PROBLEM REQUIREMENTS |
Begin with the first line and repeat exactly through the line containing "W, H = 632, 789"; leave every image out.

GIVEN MATERIAL |
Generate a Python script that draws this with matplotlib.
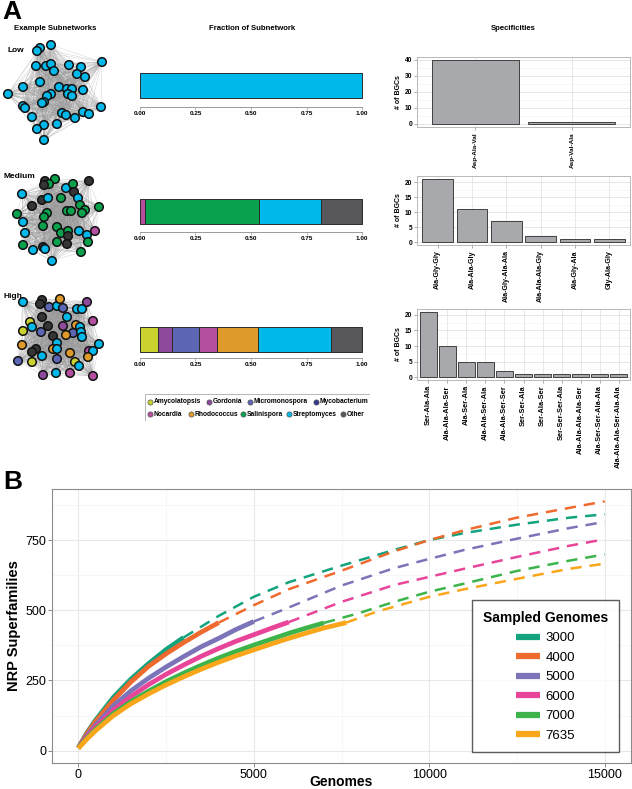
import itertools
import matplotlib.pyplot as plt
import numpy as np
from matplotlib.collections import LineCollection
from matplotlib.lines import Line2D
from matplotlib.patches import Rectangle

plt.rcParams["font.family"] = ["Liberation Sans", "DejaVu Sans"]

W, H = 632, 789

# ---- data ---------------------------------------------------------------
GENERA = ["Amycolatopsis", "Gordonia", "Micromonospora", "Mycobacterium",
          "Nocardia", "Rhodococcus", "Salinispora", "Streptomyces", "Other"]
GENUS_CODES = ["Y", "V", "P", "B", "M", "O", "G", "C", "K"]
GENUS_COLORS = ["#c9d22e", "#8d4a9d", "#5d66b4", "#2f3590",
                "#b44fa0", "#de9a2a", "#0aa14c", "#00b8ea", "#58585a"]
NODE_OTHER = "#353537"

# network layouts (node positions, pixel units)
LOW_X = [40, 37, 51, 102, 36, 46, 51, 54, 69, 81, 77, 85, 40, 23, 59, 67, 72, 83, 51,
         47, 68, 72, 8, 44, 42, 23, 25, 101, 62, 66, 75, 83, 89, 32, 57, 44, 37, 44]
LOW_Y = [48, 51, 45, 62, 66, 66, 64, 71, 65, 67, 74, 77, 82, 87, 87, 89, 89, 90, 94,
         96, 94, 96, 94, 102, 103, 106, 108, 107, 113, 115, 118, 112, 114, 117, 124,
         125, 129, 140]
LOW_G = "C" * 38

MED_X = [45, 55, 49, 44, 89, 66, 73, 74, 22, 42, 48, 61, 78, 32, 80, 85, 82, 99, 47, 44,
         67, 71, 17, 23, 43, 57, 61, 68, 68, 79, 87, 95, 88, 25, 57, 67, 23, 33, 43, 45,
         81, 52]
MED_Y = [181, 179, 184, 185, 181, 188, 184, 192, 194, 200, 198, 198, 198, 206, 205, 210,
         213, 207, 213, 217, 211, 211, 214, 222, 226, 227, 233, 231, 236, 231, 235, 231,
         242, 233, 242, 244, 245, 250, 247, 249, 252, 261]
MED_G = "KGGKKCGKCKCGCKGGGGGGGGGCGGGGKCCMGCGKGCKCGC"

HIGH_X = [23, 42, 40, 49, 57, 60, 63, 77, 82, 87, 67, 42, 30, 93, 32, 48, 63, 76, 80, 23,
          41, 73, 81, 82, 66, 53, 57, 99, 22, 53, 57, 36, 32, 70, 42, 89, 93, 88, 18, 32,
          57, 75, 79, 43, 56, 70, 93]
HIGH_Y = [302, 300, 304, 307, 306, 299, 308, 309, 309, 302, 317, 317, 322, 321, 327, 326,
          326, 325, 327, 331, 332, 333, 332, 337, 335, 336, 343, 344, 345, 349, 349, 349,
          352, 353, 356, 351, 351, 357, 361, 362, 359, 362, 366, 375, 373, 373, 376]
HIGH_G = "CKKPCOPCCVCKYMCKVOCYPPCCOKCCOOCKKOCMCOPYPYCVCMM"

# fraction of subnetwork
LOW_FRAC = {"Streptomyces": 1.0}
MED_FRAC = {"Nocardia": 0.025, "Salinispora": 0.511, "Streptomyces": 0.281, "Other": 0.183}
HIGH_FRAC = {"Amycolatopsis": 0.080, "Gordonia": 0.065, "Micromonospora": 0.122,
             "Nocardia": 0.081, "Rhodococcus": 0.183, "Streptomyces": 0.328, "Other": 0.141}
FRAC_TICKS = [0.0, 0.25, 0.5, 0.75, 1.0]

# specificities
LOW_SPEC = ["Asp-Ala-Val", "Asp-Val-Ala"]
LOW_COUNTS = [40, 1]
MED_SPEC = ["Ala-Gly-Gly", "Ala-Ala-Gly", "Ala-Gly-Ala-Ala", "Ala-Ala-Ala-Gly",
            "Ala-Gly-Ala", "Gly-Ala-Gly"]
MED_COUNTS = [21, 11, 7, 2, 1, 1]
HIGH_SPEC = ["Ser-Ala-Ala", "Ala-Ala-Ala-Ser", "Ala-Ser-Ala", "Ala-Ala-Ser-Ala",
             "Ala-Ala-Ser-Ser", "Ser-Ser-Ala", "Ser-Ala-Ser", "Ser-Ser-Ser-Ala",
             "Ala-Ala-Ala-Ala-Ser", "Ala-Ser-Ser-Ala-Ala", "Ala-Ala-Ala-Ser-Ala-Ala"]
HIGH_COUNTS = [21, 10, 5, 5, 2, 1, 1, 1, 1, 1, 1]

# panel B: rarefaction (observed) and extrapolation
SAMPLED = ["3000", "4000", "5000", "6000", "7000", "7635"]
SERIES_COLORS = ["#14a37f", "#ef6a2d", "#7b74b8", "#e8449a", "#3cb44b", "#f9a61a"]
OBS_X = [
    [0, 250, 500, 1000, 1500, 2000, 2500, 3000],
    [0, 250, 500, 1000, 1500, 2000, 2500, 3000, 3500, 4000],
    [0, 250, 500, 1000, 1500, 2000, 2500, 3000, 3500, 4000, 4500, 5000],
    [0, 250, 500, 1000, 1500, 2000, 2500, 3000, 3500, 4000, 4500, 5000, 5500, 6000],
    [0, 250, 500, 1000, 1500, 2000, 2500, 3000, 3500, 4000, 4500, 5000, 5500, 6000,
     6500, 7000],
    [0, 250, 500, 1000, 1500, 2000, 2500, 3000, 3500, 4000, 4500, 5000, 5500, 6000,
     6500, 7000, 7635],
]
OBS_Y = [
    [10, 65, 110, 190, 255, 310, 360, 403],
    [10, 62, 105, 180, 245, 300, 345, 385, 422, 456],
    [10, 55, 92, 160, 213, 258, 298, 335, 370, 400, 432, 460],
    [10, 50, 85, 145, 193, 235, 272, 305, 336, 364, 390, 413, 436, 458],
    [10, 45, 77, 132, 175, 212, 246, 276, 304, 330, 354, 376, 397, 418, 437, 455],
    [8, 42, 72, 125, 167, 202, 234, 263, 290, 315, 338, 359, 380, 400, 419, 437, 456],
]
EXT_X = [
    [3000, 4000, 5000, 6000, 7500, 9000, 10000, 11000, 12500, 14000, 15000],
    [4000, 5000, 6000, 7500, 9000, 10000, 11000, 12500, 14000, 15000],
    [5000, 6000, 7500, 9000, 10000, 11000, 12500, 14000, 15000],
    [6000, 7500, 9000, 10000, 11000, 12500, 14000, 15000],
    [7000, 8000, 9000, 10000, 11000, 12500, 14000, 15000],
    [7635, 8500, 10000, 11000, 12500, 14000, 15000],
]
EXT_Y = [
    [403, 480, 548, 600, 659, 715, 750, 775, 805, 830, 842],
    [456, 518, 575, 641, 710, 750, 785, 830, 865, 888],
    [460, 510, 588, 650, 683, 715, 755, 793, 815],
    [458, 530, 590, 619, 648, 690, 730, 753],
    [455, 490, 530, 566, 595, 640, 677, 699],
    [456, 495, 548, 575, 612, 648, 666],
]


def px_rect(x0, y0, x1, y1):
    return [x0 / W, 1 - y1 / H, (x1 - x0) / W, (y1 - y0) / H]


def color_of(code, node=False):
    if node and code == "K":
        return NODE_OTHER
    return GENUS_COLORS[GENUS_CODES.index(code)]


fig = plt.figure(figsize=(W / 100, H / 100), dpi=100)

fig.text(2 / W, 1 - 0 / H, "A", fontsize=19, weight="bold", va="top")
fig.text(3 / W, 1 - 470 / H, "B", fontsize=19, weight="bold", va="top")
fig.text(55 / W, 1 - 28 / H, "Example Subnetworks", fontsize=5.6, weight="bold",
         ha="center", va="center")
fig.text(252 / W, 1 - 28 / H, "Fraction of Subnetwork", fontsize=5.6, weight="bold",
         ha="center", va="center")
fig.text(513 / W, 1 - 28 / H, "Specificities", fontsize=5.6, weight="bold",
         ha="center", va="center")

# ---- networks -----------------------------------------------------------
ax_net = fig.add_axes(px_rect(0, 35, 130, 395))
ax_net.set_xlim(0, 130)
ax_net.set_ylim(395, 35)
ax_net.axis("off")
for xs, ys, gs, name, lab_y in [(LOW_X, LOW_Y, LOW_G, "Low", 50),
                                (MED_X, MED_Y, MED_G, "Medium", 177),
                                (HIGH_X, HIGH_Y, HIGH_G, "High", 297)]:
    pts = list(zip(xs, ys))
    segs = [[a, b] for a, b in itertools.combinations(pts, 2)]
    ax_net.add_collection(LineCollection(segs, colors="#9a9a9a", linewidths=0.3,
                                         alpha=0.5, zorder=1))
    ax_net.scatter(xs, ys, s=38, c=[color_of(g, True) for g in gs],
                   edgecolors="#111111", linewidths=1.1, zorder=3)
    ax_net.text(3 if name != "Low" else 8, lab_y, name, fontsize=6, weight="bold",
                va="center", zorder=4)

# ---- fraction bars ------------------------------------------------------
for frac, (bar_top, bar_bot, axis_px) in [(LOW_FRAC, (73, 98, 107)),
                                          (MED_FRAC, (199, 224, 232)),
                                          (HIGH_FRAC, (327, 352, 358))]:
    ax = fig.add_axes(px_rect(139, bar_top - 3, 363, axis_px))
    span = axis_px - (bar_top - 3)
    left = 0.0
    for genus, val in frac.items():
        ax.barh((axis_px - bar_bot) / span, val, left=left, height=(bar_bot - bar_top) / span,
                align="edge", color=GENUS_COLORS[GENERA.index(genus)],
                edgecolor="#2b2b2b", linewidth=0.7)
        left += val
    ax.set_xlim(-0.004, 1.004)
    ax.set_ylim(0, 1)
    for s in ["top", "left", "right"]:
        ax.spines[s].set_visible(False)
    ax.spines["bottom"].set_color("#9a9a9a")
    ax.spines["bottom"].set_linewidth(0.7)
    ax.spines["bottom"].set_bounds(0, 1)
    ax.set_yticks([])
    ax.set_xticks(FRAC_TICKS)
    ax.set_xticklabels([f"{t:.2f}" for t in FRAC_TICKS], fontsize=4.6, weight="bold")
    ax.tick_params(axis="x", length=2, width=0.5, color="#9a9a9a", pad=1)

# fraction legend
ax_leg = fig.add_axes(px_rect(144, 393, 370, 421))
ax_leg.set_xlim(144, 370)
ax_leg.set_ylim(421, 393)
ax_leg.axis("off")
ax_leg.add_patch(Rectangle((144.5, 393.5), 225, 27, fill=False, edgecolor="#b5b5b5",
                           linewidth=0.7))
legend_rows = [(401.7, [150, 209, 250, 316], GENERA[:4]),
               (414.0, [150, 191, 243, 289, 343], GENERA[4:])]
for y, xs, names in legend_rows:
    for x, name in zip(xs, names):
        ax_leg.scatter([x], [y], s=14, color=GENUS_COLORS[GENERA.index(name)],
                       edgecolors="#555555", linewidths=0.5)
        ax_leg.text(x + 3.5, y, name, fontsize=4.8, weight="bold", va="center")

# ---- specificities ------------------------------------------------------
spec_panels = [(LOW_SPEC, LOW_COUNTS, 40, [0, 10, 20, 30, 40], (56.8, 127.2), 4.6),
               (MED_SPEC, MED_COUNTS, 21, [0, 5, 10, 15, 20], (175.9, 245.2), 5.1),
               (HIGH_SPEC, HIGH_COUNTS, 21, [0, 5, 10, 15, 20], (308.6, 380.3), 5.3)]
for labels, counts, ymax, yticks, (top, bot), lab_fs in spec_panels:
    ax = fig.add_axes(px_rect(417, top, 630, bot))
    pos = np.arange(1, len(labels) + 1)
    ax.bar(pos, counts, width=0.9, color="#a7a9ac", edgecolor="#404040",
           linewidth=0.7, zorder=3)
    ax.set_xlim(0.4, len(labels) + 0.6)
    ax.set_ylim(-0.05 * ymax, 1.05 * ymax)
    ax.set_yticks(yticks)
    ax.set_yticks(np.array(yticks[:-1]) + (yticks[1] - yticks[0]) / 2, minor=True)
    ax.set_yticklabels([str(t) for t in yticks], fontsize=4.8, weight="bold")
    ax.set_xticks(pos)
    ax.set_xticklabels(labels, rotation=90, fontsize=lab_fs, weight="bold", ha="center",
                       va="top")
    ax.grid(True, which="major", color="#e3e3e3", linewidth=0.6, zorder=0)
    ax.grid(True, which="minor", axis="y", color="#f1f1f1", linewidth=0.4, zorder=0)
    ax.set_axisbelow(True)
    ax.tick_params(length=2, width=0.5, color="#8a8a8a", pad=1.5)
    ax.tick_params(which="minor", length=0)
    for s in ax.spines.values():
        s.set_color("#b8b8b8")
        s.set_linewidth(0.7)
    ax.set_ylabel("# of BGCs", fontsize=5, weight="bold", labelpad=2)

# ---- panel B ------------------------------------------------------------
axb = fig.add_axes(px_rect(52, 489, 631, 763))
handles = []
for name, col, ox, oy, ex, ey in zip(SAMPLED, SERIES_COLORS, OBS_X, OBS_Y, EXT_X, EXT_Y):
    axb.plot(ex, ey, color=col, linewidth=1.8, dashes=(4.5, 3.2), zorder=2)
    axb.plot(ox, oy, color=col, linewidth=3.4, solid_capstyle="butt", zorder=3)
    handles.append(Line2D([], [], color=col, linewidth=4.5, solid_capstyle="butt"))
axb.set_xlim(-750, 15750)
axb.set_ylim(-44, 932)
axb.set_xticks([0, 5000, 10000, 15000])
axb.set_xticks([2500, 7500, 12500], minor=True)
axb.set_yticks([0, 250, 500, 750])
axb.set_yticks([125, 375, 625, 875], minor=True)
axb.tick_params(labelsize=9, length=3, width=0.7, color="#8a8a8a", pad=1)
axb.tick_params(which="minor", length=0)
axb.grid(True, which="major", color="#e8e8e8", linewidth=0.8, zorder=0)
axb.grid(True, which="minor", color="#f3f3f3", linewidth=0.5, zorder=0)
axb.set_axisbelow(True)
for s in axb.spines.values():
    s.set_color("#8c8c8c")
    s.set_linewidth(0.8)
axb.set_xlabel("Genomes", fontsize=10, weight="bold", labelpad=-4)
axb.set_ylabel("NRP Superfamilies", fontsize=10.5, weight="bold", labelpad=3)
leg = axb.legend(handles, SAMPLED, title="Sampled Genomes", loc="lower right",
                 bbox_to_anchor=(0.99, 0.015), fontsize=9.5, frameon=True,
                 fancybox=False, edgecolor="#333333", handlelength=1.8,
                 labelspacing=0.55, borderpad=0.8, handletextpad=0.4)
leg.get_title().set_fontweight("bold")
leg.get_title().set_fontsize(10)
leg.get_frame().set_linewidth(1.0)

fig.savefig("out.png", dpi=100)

EXERCISE ANSWER |
Generate a Python script that draws this with matplotlib.
import itertools
import matplotlib.pyplot as plt
import numpy as np
from matplotlib.collections import LineCollection
from matplotlib.lines import Line2D
from matplotlib.patches import Rectangle

plt.rcParams["font.family"] = ["Liberation Sans", "DejaVu Sans"]

W, H = 632, 789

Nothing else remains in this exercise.